With this mood, on a sunny late August day, we drove through the plains to arrive at a small hamlet, Fusignano, near the famous Ravenna, to meet a family and its new passionate generation that is enthusiastic to bring two indigenous grape varieties to the world. Discovering Randi’s wines means discovering the place in which they are produced.
One red, Bursôn – from Longanesi grapes – and one white, Rambëla – from Famoso grapes, these two wines symbolize the off the beaten track plains that lie between the Adriatic sea on the East, the Apennines South and West, and the Via Emilia with Bologna a little bit North. Here, Ravenna with its seven Unesco sites, which include the Basilica of San Vitale (drawn in the blue label of Burson bottle) and the mausoleo of Galla Placidia with the superb mosaic showing a dove drinking from a golden cup (reproduced on the Rosé Brut label), is only a short drive. Beauty, art, history, blue and gold colors, are all intertwined with good people and their spontaneous approach that immediately make you feel at home.
Massimo, a young and dynamic man representing the new generation, is excited to take us around, walk through the vineyards, share his story, and his wine secrets.
For him, wine is definitely not a new thing. Indeed, the Randi family has been putting all its energies into wine for a couple of centuries already. In the late 1800s, Luigi Randi, Massimo’s great grandfather, started cultivating grapes for sale. Then at the end of the Second World War, the estate started to produce and distribute its own wines.
Many in the region make Sangiovese and Trebbiano, but definitely the twinkle in Massimo’s eyes comes from something deeper, something that feeds his soul and makes him a proud ambassador of the indigenous grapes.
Uva Longanesi, a red ancient grape, has been found in a pine forest 20 km away, with a probable origin in the Middle-East. It came to Ravenna when it was the capital of the Western Roman Empire and that forest used to be the harbor from which spices and goods came and went to Italy.
In the late 50s, Antonio Longanesi, whose nickname was Bursôn, used to spend winter days on his farm near Bagnacavallo – a Medieval town nearby – and on an oak tree he noticed a wild grapevine that made him curious for its sweetness and hardiness into the late autumn.
The Longanesi family decided to plant and cultivate this vine and discovered with immense surprise that they were able to serve the wine at 14 degrees, an unthinkable result to reach with the grapes of the area. When he shared this discovery with his fellow farmers, they started producing it as well and finally in 1999 some local winemakers founded the Consortium to promote Bursôn, naming the varietal after him.

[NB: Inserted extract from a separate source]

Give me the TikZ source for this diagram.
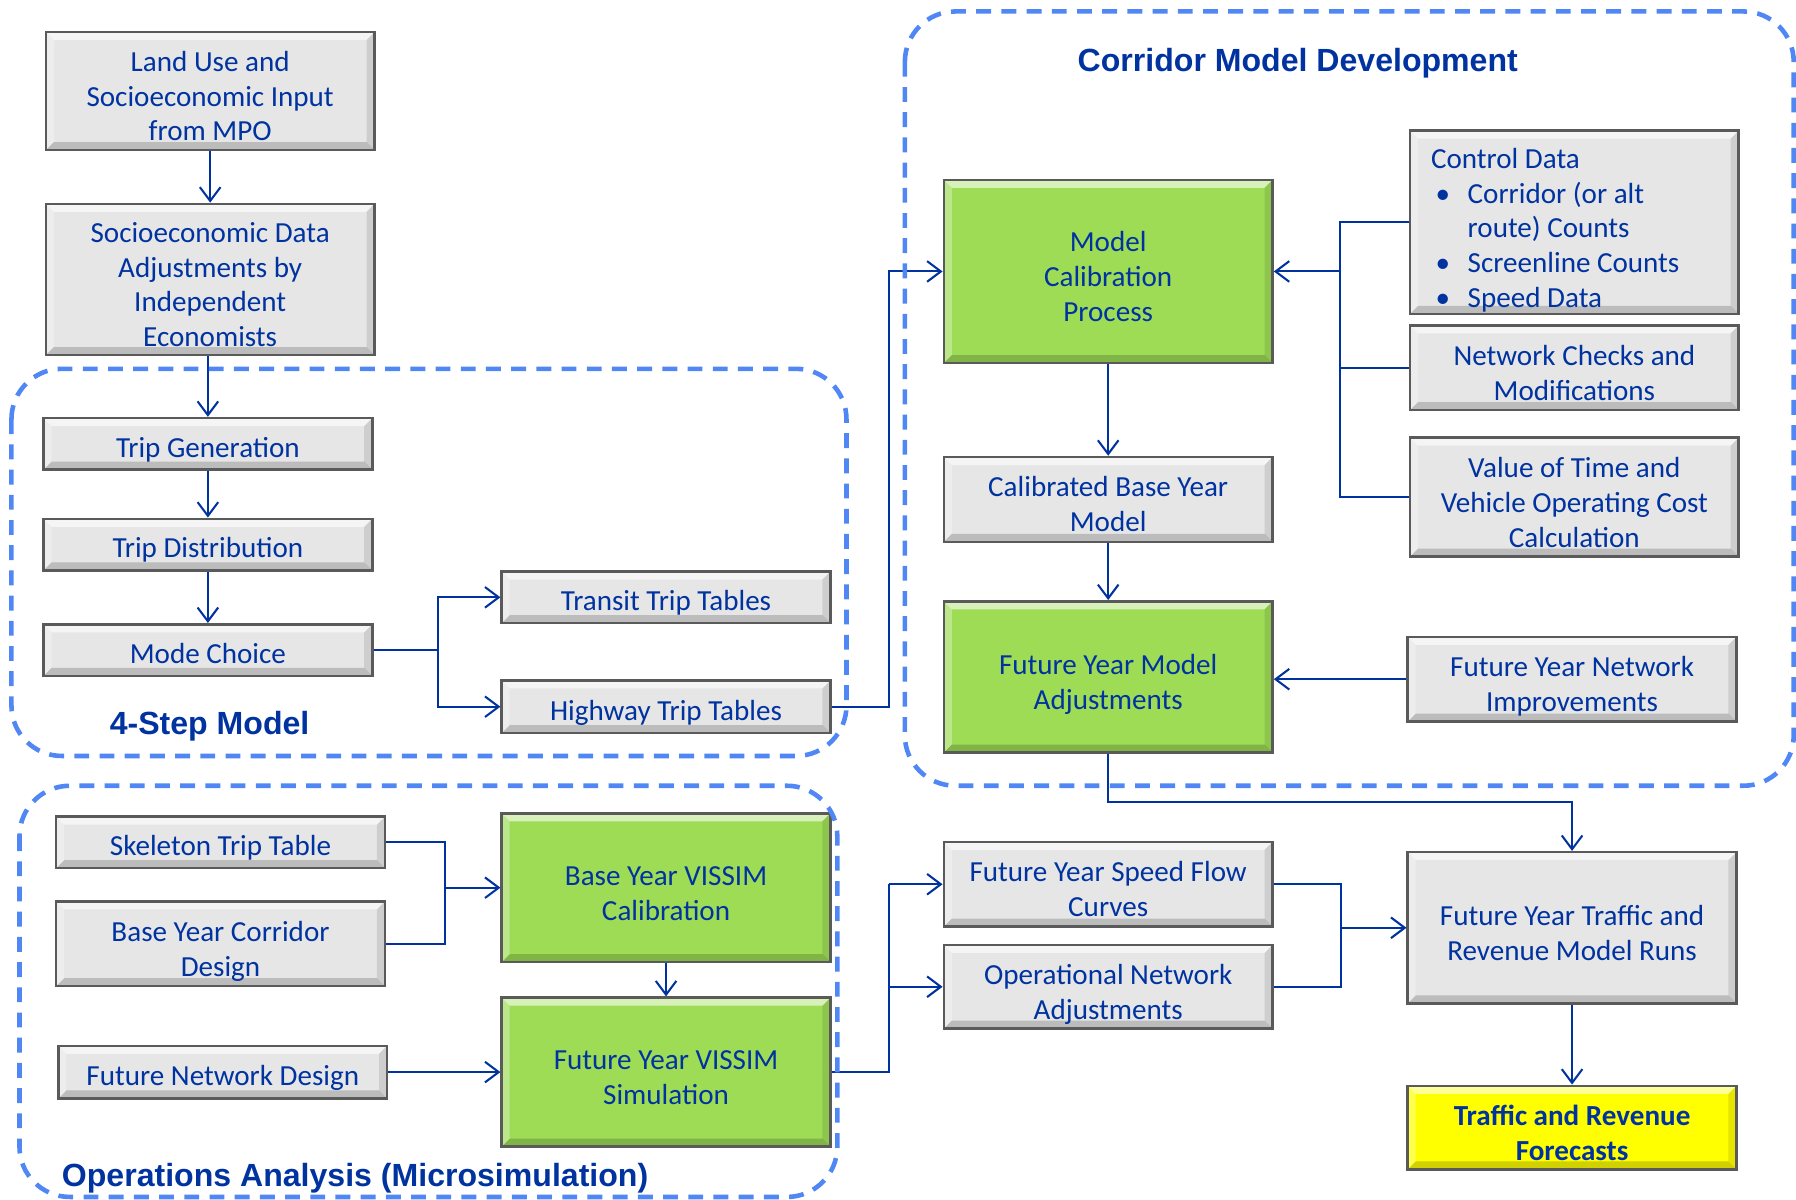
\documentclass[tikz,border=0pt]{standalone}
\usepackage{fontspec}
\setmainfont{Carlito}
\newfontfamily\headfont{Liberation Sans}
\usetikzlibrary{arrows.meta}

\definecolor{ink}{RGB}{0,51,160}
\definecolor{wire}{RGB}{0,51,160}
\definecolor{grpblue}{RGB}{80,135,245}
\definecolor{boxgray}{RGB}{230,230,230}
\definecolor{boxgreen}{RGB}{158,220,86}
\definecolor{boxyellow}{RGB}{255,255,0}
\definecolor{edge}{RGB}{90,90,90}

% invisible strut that fixes the height of the first line of a multi-line label
\newcommand\hstrut{\rule{0pt}{16.5pt}}

\tikzset{
  sz/.style 2 args={minimum width=#1*0.5pt, minimum height=#2*0.5pt},
  bevel/.style={path picture={
    \fill[white,opacity=.6] (path picture bounding box.north west) -- (path picture bounding box.north east)
      -- ([xshift=-3.5pt,yshift=-3.5pt]path picture bounding box.north east)
      -- ([xshift=3.5pt,yshift=-3.5pt]path picture bounding box.north west) -- cycle;
    \fill[black,opacity=.18] (path picture bounding box.south west) -- (path picture bounding box.south east)
      -- ([xshift=-3.5pt,yshift=3.5pt]path picture bounding box.south east)
      -- ([xshift=3.5pt,yshift=3.5pt]path picture bounding box.south west) -- cycle;
    \fill[white,opacity=.3] (path picture bounding box.north west) -- (path picture bounding box.south west)
      -- ([xshift=3.5pt,yshift=3.5pt]path picture bounding box.south west)
      -- ([xshift=3.5pt,yshift=-3.5pt]path picture bounding box.north west) -- cycle;
    \fill[black,opacity=.1] (path picture bounding box.north east) -- (path picture bounding box.south east)
      -- ([xshift=-3.5pt,yshift=3.5pt]path picture bounding box.south east)
      -- ([xshift=-3.5pt,yshift=-3.5pt]path picture bounding box.north east) -- cycle;
  }},
  % fixed line height and depth so every label sits at the same offset
  box/.style={draw=edge, line width=1.1pt, fill=boxgray, bevel, inner xsep=2pt, inner ysep=0pt, align=center,
    text=ink, font=\fontsize{12.7}{15.25}\selectfont,
    execute at begin node={\rule{0pt}{15pt}},
    execute at end node={\rule[-3.4pt]{0pt}{3.4pt}}},
  gbox/.style={box, fill=boxgreen},
  ybox/.style={box, fill=boxyellow, font=\fontsize{12.7}{15.25}\selectfont\bfseries},
  ln/.style={draw=wire, line width=0.9pt},
  arr/.style={ln, -{Straight Barb[length=6pt,width=9pt]}},
  grp/.style={draw=grpblue, line width=2pt, dash pattern=on 6.5pt off 4.5pt, rounded corners=22pt},
  head/.style={text=ink, inner sep=0pt, font=\headfont\bfseries\fontsize{14}{16}\selectfont},
}

\begin{document}
\begin{tikzpicture}[x=0.5pt,y=-0.5pt]
\useasboundingbox (0,0) rectangle (1568,1047);

% ---- input column ----
\node[box, sz={287}{103}] (land) at (183.5,79.5) {\hstrut Land Use and\\Socioeconomic Input\\from MPO};
\node[box, sz={287}{132}] (soc) at (183.5,244) {\hstrut Socioeconomic Data\\Adjustments by\\Independent\\Economists};

% ---- 4-step model ----
\node[box, sz={287}{45}] (tgen) at (181.5,387.5) {Trip Generation};
\node[box, sz={287}{45}] (tdist) at (181.5,475.5) {Trip Distribution};
\node[box, sz={287}{45}] (mode) at (181.5,567.5) {Mode Choice};
\node[box, sz={287}{45}] (transit) at (581.5,521.5) {Transit Trip Tables};
\node[box, sz={287}{46}] (hwy) at (581.5,617) {Highway Trip Tables};

% ---- corridor model development ----
\node[gbox, sz={287}{160}] (mcp) at (967.5,237) {\hstrut Model\\Calibration\\Process};
\node[box, sz={287}{160}] (ctrl) at (1374.5,194) {};
\node[text=ink, inner sep=0pt, anchor=west, align=left, font=\fontsize{12.7}{15.25}\selectfont] (ctrltxt) at (1249,201)
  {Control Data\\
   \hspace*{2pt}\makebox[14pt][l]{\textbullet}Corridor (or alt\\
   \hspace*{16pt}route) Counts\\
   \hspace*{2pt}\makebox[14pt][l]{\textbullet}Screenline Counts\\
   \hspace*{2pt}\makebox[14pt][l]{\textbullet}Speed Data};
\node[box, sz={287}{74}] (net) at (1374.5,321) {\hstrut Network Checks and\\Modifications};
\node[box, sz={287}{104}] (vot) at (1374.5,434) {\hstrut Value of Time and\\Vehicle Operating Cost\\Calculation};
\node[box, sz={287}{74}] (cbym) at (967.5,436) {\hstrut Calibrated Base Year\\Model};
\node[gbox, sz={287}{132}] (fyma) at (967.5,591) {\hstrut Future Year Model\\Adjustments};
\node[box, sz={287}{74}] (fyni) at (1372.5,593) {\hstrut Future Year Network\\Improvements};

% ---- operations analysis ----
\node[box, sz={287}{45}] (skel) at (192.5,735.5) {Skeleton Trip Table};
\node[box, sz={287}{74}] (bycd) at (192.5,824) {\hstrut Base Year Corridor\\Design};
\node[box, sz={287}{46}] (fnd) at (194.5,936) {Future Network Design};
\node[gbox, sz={287}{130}] (byvc) at (581.5,775) {\hstrut Base Year VISSIM\\Calibration};
\node[gbox, sz={287}{130}] (fyvs) at (581.5,936) {\hstrut Future Year VISSIM\\Simulation};

% ---- forecasting ----
\node[box, sz={287}{74}] (fysf) at (967.5,772) {\hstrut Future Year Speed Flow\\Curves};
\node[box, sz={287}{73}] (opn) at (967.5,861.5) {\hstrut Operational Network\\Adjustments};
\node[box, sz={287}{132}] (fytr) at (1372.5,810) {\hstrut Future Year Traffic and\\Revenue Model Runs};
\node[ybox, sz={287}{73}] (trf) at (1372.5,984.5) {\hstrut Traffic and Revenue\\Forecasts};

% ---- connectors ----
\draw[arr] (land) -- (soc);
\draw[arr] (soc.south -| tgen.north) -- (tgen.north);
\draw[arr] (tgen) -- (tdist);
\draw[arr] (tdist) -- (mode);
\draw[ln] (mode.east) -- ++(56,0) coordinate (jm);
\draw[arr] (jm) |- (transit.west);
\draw[arr] (jm) |- (hwy.west);
\draw[arr] (hwy.east) -- ++(50,0) |- (mcp.west);

\draw[ln] (ctrl.west) -- ++(-60,0) coordinate (jb) -- (jb |- vot.west) -- (vot.west);
\draw[ln] (net.west) -- (net.west -| jb);
\draw[arr] (jb |- mcp.east) -- (mcp.east);
\draw[arr] (mcp) -- (cbym);
\draw[arr] (cbym) -- (fyma);
\draw[arr] (fyni.west) -- (fyni.west -| fyma.east);
\draw[arr] (fyma.south) -- ++(0,42) -| (fytr.north);

\draw[ln] (skel.east) -- ++(51,0) coordinate (js) -- (js |- bycd.east) -- (bycd.east);
\draw[arr] (js |- byvc.west) -- (byvc.west);
\draw[arr] (byvc) -- (fyvs);
\draw[arr] (fnd.east) -- (fnd.east -| fyvs.west);
\draw[ln] (fyvs.east) -- ++(50,0) coordinate (jf) -- (jf |- fysf.west);
\draw[arr] (jf |- fysf.west) -- (fysf.west);
\draw[arr] (jf |- opn.west) -- (opn.west);
\draw[ln] (fysf.east) -- ++(59,0) coordinate (jr) -- (jr |- opn.east) -- (opn.east);
\draw[arr] (jr |- fytr.west) -- (fytr.west);
\draw[arr] (fytr) -- (trf);

% ---- group outlines and titles ----
\draw[grp] (10,322) rectangle (739,660);
\draw[grp] (790,10) rectangle (1566,686);
\draw[grp] (17,686) rectangle (731,1045);
\node[head] (t4step) at (183,634) {4-Step Model};
\node[head] (tcorr) at (1133,55) {Corridor Model Development};
\node[head] (tops) at (310,1029) {Operations Analysis (Microsimulation)};
\end{tikzpicture}
\end{document}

Randi’s Bursôn shows fruity and grassy notes, especially of cherry, plum, grass and liquorice. Tannins are smooth, perfectly overcome by softness and roundness so that it can perfectly pair with tagliatelle al ragù, the most delicious primo ever, but also roasted rabbit, turkey and wild boar stew.
However, Randi is not only Bursôn. There is another grape that at least by its name is “famous”, Famoso. It is the white grape variety that can be called the ‘Traminer of Romagna’. Aromatic, with an intense nose, extremely pleasant and fresh, it is the grape variety that has an ancient story.
A document in the town register of Lugo concerning Famoso dates back to 1437, ascertaining that it was grown as early as the Medieval times. It is likely that the harvest was sold as grapes for table wines in the local markets and during local fairs. Throughout the 20thcentury there was a sharp drop in its cultivation, leading to its near-total disappearance. This was due to its limited productivity compared to other vines and its characteristics which were of little appeal to the romagnolo wine merchants of that time.
Randi’s famoso worth mentioning are the ‘Rambëla’, a wine with a unique aromatic taste that is a vintage wine without any forcing of its maturation. It’s fresh and aromatic, intense and persuasive, delicate with a bitter taste. The pour that will put all white wine drinkers in agreement.
Famoso is also used for ‘Il Ramba’, a sparkling wine processed through the second fermentation in bottle with no disgorgement, in other words the metodo ancestrale or a petulant naturel (pet-nat). Citrusy, persistent and complex, this veiled spumante bianco naturale takes Famoso to its next level.
Massimo is a vigilant promoter of indigenous varietals. We walk down the vineyards, and with the harvest not far away, I can see his impatience to share his babies all around the world.
Luigi and Giovanna, his parents, come out from the house and scents of ragù from the open door keep this Romagna story alive. We all sit down, some gorgeous cured meats, garganelli al ragù, then vegetables from the garden downstairs and finally biscuits with jam to dip into the wine.
Randi is an Italian story of authenticity and resistance that deserves a long future!